By Shiyin Chen - Nov 24, 2011 3:08 PM GMT+0700
European stocks rose for the first time in six days and the euro rebounded from a six-week low against the dollar before data on German business confidence. Asian shares dropped, led by Japanese equities.
The Stoxx Europe 600 Index gained 0.7 percent at 8:01 a.m. in London, climbing from a seven-week low. Standard & Poor’s 500 futures gained 0.7 percent, after a six-day slump in the U.S. stocks gauge. The Nikkei 225 Stock Average sank 1.8 percent after S&P signaled it may be getting closer to lower Japan’s sovereign grade. The euro strengthened 0.3 percent to $1.3375, while South Korea’s won slid to a six-week low. Copper added 0.7 percent in London and oil advanced 0.5 percent in New York.

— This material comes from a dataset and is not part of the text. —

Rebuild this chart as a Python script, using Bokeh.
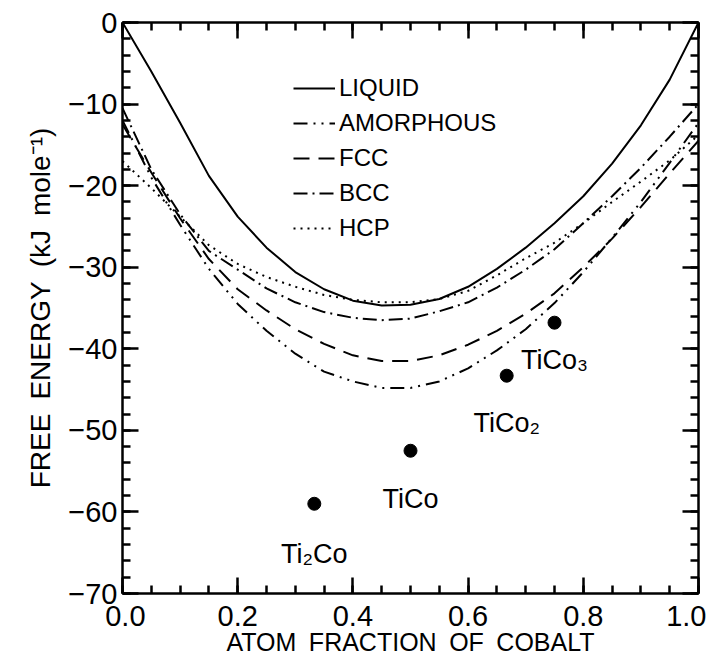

Data today may show a gauge of business confidence in Germany slipped for a fifth month after earlier figures showed consumer and company spending drove a third-quarter rebound in the economy. The nation’s 10-year yields jumped yesterday after bids at a sale of securities repayable in January 2022 fell 35 percent short of the 6 billion euros ($8 billion) on offer. S&P said Japanese Prime Minister Yoshihiko Noda’s administration hasn’t made progress in tackling the public debt burden.

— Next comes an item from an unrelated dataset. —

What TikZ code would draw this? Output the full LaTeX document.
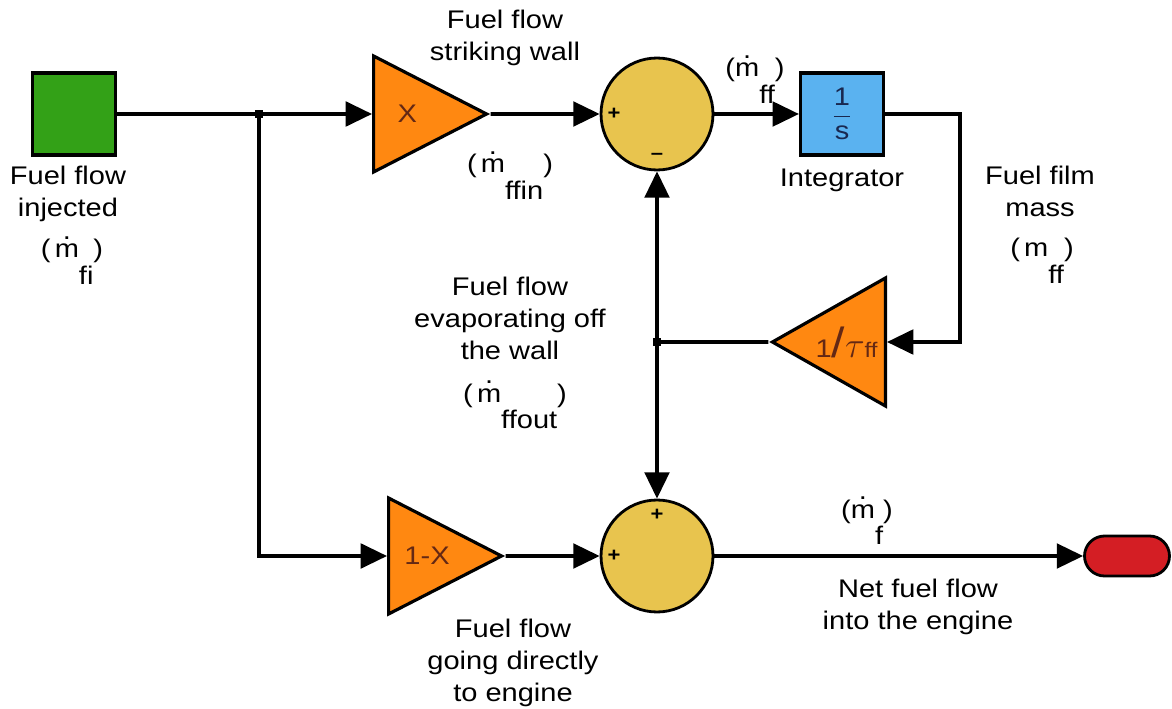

“Investors have already discounted a significant part of risk as we know it,” Mark Konyn, chief executive officer of RCM Asia Pacific Ltd., said in a Bloomberg Television interview. Today’s business confidence data “will be a key litmus test, in terms of what happened yesterday on the auction,” he said.
Stocks Rebound
About five shares climbed for every one that fell on the Stoxx 600, which snapped a five-day, 7.1 percent drop. The measure yesterday slumped to the lowest close since Oct. 4. Germany’s DAX Index rallied 1.3 percent, halting an eight-day retreat.
S&P 500 futures expiring in December signal U.S. stocks may halt a six-day slump that dragged the benchmark index down to the lowest level since Oct. 7. The market will be closed today for the Thanksgiving holiday and trading will end at 1 p.m. tomorrow.

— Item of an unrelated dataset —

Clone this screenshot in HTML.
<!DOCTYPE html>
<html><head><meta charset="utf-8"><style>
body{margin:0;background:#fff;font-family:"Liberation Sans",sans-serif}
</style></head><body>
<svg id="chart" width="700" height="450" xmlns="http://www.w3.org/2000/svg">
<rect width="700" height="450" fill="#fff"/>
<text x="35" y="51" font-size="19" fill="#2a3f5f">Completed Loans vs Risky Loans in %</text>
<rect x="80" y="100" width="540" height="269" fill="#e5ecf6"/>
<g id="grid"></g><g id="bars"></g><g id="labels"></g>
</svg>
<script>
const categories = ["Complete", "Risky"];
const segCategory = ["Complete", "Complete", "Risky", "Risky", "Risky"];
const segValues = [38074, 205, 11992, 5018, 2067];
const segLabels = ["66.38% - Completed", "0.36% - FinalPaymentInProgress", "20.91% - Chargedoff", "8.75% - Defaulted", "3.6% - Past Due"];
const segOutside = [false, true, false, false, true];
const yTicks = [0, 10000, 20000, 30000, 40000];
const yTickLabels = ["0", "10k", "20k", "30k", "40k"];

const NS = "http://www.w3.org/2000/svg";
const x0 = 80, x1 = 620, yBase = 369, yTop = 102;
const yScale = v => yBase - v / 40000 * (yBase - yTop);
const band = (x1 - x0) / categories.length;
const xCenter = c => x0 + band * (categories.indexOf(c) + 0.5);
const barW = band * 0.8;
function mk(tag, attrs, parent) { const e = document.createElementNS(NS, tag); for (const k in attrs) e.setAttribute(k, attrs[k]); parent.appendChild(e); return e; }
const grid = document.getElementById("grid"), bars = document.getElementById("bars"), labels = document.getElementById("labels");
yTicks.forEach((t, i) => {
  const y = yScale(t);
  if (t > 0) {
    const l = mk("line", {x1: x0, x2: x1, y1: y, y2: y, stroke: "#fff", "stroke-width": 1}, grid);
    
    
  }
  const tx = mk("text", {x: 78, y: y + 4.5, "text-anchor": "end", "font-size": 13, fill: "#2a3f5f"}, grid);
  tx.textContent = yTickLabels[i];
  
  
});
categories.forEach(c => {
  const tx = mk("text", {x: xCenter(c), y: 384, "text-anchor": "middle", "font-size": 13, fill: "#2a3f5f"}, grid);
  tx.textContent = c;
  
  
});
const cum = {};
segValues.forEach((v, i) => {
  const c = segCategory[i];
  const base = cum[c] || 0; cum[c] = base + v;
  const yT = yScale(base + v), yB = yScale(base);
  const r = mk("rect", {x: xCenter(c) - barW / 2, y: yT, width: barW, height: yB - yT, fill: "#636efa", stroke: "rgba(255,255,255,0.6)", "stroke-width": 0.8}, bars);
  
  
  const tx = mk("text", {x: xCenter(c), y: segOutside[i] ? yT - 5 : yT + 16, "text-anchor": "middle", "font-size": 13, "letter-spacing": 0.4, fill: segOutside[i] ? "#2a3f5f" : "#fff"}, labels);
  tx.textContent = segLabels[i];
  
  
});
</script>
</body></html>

The Ifo institute’s business climate index for Germany fell to 105.2 in November, a 20-month low, according to the median forecast of economists in a Bloomberg News survey. Private consumption expanded 0.8 percent from the second quarter and company investment in plant and machinery jumped 2.9 percent, the Federal Statistics Office in Wiesbaden said today.
Gross domestic product advanced 0.5 percent from the previous three months, the office said, confirming an initial estimate published on Nov. 15. That was an acceleration from the 0.3 percent growth notched in the second quarter.
The euro recouped some of the 1.2 percent slump yesterday, when German 10-year yields climbed 23 basis points and the cost to insure European government debt rose to a record. Bunds extended declines today, driving yields higher by as much as 10 basis points to 2.25 percent.
Yen, Won
The yen traded at 74.16 per dollar, paring gains of as much as 0.4 percent, after Takahira Ogawa, director of sovereign ratings at S&P said Japan’s finances are getting “worse and worse” every day. The won retreated 0.6 percent to 1,158.80 per dollar, after touching 1,160.50 earlier, the lowest level since Oct. 14. Taiwan’s dollar declined 0.1 percent to NT$30.438 against its U.S. counterpart, also a fifth day of losses.
The MSCI Asia Pacific Index slipped 0.3 percent, after earlier dropping as much as 0.7 percent to the lowest intraday level since Oct. 6. The gauge tumbled 1.8 percent yesterday, when Japan’s markets were closed for a holiday.
JFE Holdings Inc. retreated 1.7 percent after the Nikkei newspaper reported the steelmaker is reducing its production target. HTC Corp. (2498) sank 6.9 percent to a 16-month low in Taipei after the company cut its revenue forecast as much as 23 percent. The smartphone maker had earlier forecast growth of 20 percent to 30 percent. Hanwha Chemical Corp. dropped 4.7 percent after it said quarterly profit fell 24 percent.
Three-month copper gained 0.7 percent to $7,290.25 a metric ton on the London Metal Exchange, pacing an advance among raw materials. Nickel futures increased 1.2 percent and tin climbed 2 percent. Oil for January delivery added 0.5 percent to $96.63 a barrel in New York, after having dropped 1.9 percent yesterday.